>> BEGIN

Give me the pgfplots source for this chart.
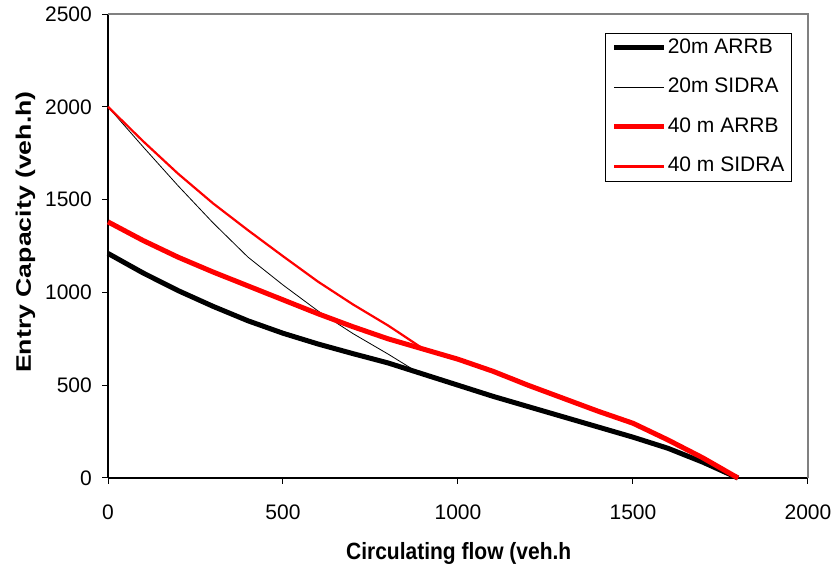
\documentclass[border=0pt]{standalone}
\usepackage{pgfplots}
\pgfplotsset{compat=1.18}
\usepackage{pgfplotstable}
\usepackage{fontspec}
\setmainfont{Liberation Sans}

\pgfplotstableread{
x y
0 1210
100 1105
200 1010
300 925
400 847
500 780
600 722
700 670
800 620
900 560
1000 500
1100 440
1200 385
1300 330
1400 275
1500 220
1600 160
1700 85
1800 0
}\arrbA

\pgfplotstableread{
x y
0 2000
100 1785
200 1575
300 1375
400 1190
500 1040
600 900
700 778
800 668
880 575
900 560
1000 500
1100 440
1200 385
1300 330
1400 275
1500 220
1600 160
1700 85
1800 0
}\sidraA

\pgfplotstableread{
x y
0 1380
100 1280
200 1190
300 1110
400 1035
500 960
600 885
700 815
800 750
900 695
1000 640
1100 575
1200 500
1300 430
1400 360
1500 295
1600 205
1700 108
1800 0
}\arrbB

\pgfplotstableread{
x y
0 2000
100 1815
200 1640
300 1480
400 1335
500 1195
600 1058
700 935
800 822
900 697
1000 640
1100 575
1200 500
1300 430
1400 360
1500 295
1600 205
1700 108
1800 0
}\sidraB

\begin{document}
\begin{tikzpicture}
\begin{axis}[
  scale only axis,
  width=700pt, height=464pt,
  xmin=0, xmax=2000, ymin=0, ymax=2500,
  xtick={0,500,...,2000}, ytick={0,500,...,2500},
  axis x line*=bottom, axis y line*=left,
  axis line style={-, black, line width=1.2pt},
  tick align=outside, major tick length=6pt,
  tick style={black, line width=1pt},
  /pgf/number format/assume math mode=true,
  /pgf/number format/1000 sep={},
  tick label style={font=\fontsize{21}{25}\selectfont},
  xticklabel style={inner sep=0pt, anchor=north, yshift=-21pt},
  yticklabel style={inner sep=0pt, anchor=east, xshift=-10pt},
  xlabel={\scalebox{1}[1.12]{Circulating flow (veh.h}},
  ylabel={\scalebox{1.27}[1]{Entry Capacity (veh.h)}},
  label style={font=\fontsize{21}{25}\selectfont\bfseries},
  xlabel style={at={(rel axis cs:0.501,-0.162)}, anchor=center},
  ylabel style={at={(rel axis cs:-0.118,0.53)}, anchor=center},
  clip=false,
  legend style={at={(rel axis cs:0.977,0.959)}, anchor=north east,
    draw=black, line width=0.8pt, inner xsep=6pt, inner ysep=4pt,
    font=\fontsize{21}{25}\selectfont,
    row sep=18.5pt,
    nodes={inner sep=1pt, anchor=west, text height=15pt, text depth=4pt}},
  legend cell align=left,
  legend image code/.code={\draw[#1] (0pt,0pt) -- (50pt,0pt);},
]
\draw[draw=none] (rel axis cs:-0.1543,-0.2047) rectangle (rel axis cs:1.0386,1.0302);
\draw[gray, line width=2pt] (rel axis cs:0,1) -- (rel axis cs:1,1) -- (rel axis cs:1,0);
\addplot[black, line width=5pt, line join=round] table[x=x,y=y] {\arrbA};
\addlegendentry{20m ARRB}
\addplot[black, line width=0.8pt, line join=round] table[x=x,y=y] {\sidraA};
\addlegendentry{20m SIDRA}
\addplot[red, line width=5pt, line join=round] table[x=x,y=y] {\arrbB};
\addlegendentry{40 m ARRB}
\addplot[red, line width=2.2pt, line join=round] table[x=x,y=y] {\sidraB};
\addlegendentry{40 m SIDRA}
\end{axis}
\end{tikzpicture}
\end{document}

>> END

PROBLEM TO SOLVE:
The data above needs to be retyped exactly, with the images left out.

ANSWER TO THIS EXERCISE:
Give me the pgfplots source for this chart.
\documentclass[border=0pt]{standalone}
\usepackage{pgfplots}
\pgfplotsset{compat=1.18}
\usepackage{pgfplotstable}
\usepackage{fontspec}
\setmainfont{Liberation Sans}

\pgfplotstableread{
x y
0 1210
100 1105
200 1010
300 925
400 847
500 780
600 722
700 670
800 620
900 560
1000 500
1100 440
1200 385
1300 330
1400 275
1500 220
1600 160
1700 85
1800 0
}\arrbA

\pgfplotstableread{
x y
0 2000
100 1785
200 1575
300 1375
400 1190
500 1040
600 900
700 778
800 668
880 575
900 560
1000 500
1100 440
1200 385
1300 330
1400 275
1500 220
1600 160
1700 85
1800 0
}\sidraA

\pgfplotstableread{
x y
0 1380
100 1280
200 1190
300 1110
400 1035
500 960
600 885
700 815
800 750
900 695
1000 640
1100 575
1200 500
1300 430
1400 360
1500 295
1600 205
1700 108
1800 0
}\arrbB

\pgfplotstableread{
x y
0 2000
100 1815
200 1640
300 1480
400 1335
500 1195
600 1058
700 935
800 822
900 697
1000 640
1100 575
1200 500
1300 430
1400 360
1500 295
1600 205
1700 108
1800 0
}\sidraB

\begin{document}
\begin{tikzpicture}
\begin{axis}[
  scale only axis,
  width=700pt, height=464pt,
  xmin=0, xmax=2000, ymin=0, ymax=2500,
  xtick={0,500,...,2000}, ytick={0,500,...,2500},
  axis x line*=bottom, axis y line*=left,
  axis line style={-, black, line width=1.2pt},
  tick align=outside, major tick length=6pt,
  tick style={black, line width=1pt},
  /pgf/number format/assume math mode=true,
  /pgf/number format/1000 sep={},
  tick label style={font=\fontsize{21}{25}\selectfont},
  xticklabel style={inner sep=0pt, anchor=north, yshift=-21pt},
  yticklabel style={inner sep=0pt, anchor=east, xshift=-10pt},
  xlabel={\scalebox{1}[1.12]{Circulating flow (veh.h}},
  ylabel={\scalebox{1.27}[1]{Entry Capacity (veh.h)}},
  label style={font=\fontsize{21}{25}\selectfont\bfseries},
  xlabel style={at={(rel axis cs:0.501,-0.162)}, anchor=center},
  ylabel style={at={(rel axis cs:-0.118,0.53)}, anchor=center},
  clip=false,
  legend style={at={(rel axis cs:0.977,0.959)}, anchor=north east,
    draw=black, line width=0.8pt, inner xsep=6pt, inner ysep=4pt,
    font=\fontsize{21}{25}\selectfont,
    row sep=18.5pt,
    nodes={inner sep=1pt, anchor=west, text height=15pt, text depth=4pt}},
  legend cell align=left,
  legend image code/.code={\draw[#1] (0pt,0pt) -- (50pt,0pt);},
]
\draw[draw=none] (rel axis cs:-0.1543,-0.2047) rectangle (rel axis cs:1.0386,1.0302);
\draw[gray, line width=2pt] (rel axis cs:0,1) -- (rel axis cs:1,1) -- (rel axis cs:1,0);
\addplot[black, line width=5pt, line join=round] table[x=x,y=y] {\arrbA};
\addlegendentry{20m ARRB}
\addplot[black, line width=0.8pt, line join=round] table[x=x,y=y] {\sidraA};
\addlegendentry{20m SIDRA}
\addplot[red, line width=5pt, line join=round] table[x=x,y=y] {\arrbB};
\addlegendentry{40 m ARRB}
\addplot[red, line width=2.2pt, line join=round] table[x=x,y=y] {\sidraB};
\addlegendentry{40 m SIDRA}
\end{axis}
\end{tikzpicture}
\end{document}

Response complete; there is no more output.